Алеша — Комиссаров был никакой, да и роль Алеши в этом спектакле, когда не было ни сцен у Хохлаковых («Бесенок»), ни «надрывов в избе и на чистом воздухе», была никакая.
Германова была пленительной красавицей Грушенькой. Может быть, чуть-чуть слишком европейской. Иногда я думал, что вот так бы играла Грушеньку Дузе. И не потому совсем, конечно, что Мария Николаевна была похожа на Дузе, а потому, что она должна была бы что-то с собой сделать, немного опуститься, опроститься для Грушеньки. Как иностранка ищет какое-то приспособление для преображения в человека иной нации, так и «столичная барыня» Германова искала провинциализм, мещанистость. И искала, мне кажется, напрасно — сверху вниз. Грушенька у Достоевского — это такая глубина (а значит, и высота), что искать надо было только вглубь и ввысь. Не принижаясь до нее, а пытаясь найти в себе то самое большое, самое наисущественнейшее, что позволило бы актрисе хоть где-то мелькнуть истинно Достоевской глубиной. Мария Николаевна же в поисках характерности немножко теряла чувство масштаба психологических глубин.
Вера Орлова играла Катерину Ивановну очень прилично. Были места и горячего чувства и искренности, но ей мешало то, что она все время играла благородную барышню, институтку, а это ей как раз не было свойственно.
Совершенно неожиданно один из самых плохих актеров труппы Шаров оказался хорошим Смердяковым. Правда, все вспоминали Воронова, которого я плохо помнил, говорили, что он был глубже, страшнее…

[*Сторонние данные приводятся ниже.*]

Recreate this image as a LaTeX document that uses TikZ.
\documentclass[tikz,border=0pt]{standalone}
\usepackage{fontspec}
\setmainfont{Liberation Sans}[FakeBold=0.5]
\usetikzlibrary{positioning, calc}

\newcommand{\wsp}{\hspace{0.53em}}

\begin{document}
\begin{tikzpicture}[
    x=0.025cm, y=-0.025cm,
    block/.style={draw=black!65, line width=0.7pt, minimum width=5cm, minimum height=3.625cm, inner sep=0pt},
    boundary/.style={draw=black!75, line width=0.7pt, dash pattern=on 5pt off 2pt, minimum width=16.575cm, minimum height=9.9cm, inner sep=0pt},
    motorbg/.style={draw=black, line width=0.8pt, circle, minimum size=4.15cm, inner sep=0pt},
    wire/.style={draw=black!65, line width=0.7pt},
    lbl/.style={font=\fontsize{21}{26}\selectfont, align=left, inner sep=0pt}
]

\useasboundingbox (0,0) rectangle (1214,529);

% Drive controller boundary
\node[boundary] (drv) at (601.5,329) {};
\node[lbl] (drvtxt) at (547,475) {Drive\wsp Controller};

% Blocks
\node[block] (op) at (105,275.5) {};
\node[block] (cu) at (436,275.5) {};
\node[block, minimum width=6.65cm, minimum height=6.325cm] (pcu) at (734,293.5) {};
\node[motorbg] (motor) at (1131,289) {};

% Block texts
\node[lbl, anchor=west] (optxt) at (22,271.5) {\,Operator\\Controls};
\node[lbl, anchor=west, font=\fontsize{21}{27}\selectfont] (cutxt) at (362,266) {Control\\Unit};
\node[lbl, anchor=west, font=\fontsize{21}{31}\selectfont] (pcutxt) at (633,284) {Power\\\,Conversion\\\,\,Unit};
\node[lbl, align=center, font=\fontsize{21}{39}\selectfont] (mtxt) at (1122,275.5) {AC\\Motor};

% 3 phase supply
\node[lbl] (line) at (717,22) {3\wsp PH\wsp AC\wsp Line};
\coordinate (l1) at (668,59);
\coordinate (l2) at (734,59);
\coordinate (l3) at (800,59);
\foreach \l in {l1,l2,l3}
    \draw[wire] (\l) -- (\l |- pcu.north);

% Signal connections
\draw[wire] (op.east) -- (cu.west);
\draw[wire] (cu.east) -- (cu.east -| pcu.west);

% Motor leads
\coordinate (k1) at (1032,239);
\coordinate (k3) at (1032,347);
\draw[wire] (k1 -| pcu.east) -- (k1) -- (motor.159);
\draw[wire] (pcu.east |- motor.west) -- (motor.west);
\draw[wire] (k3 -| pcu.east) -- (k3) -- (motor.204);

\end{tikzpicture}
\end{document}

Тарханову удалось в крошечной роли Григория показать свое большое мастерство. Он был и тупо-глуп и чем-то мил и добр. Он признался, что из-за этой роли впервые прочел роман и он ему так понравился, что он решил прочесть всего Достоевского.
Массалитинов был убедительным прокурором, правда, вся острота его положения (по роману) была совершенно опущена, как, впрочем, и в московской постановке.
Берсенев играл защитника, вернее, не играл, а только произносил защитительную речь на суде. Он очень любил эту роль. Гримировался он совершенным красавцем — с седыми висками свои без того красивые глаза подводил темно-синим и т. п. Говорил с громадным темпераментом, используя все возможности прекрасного голоса.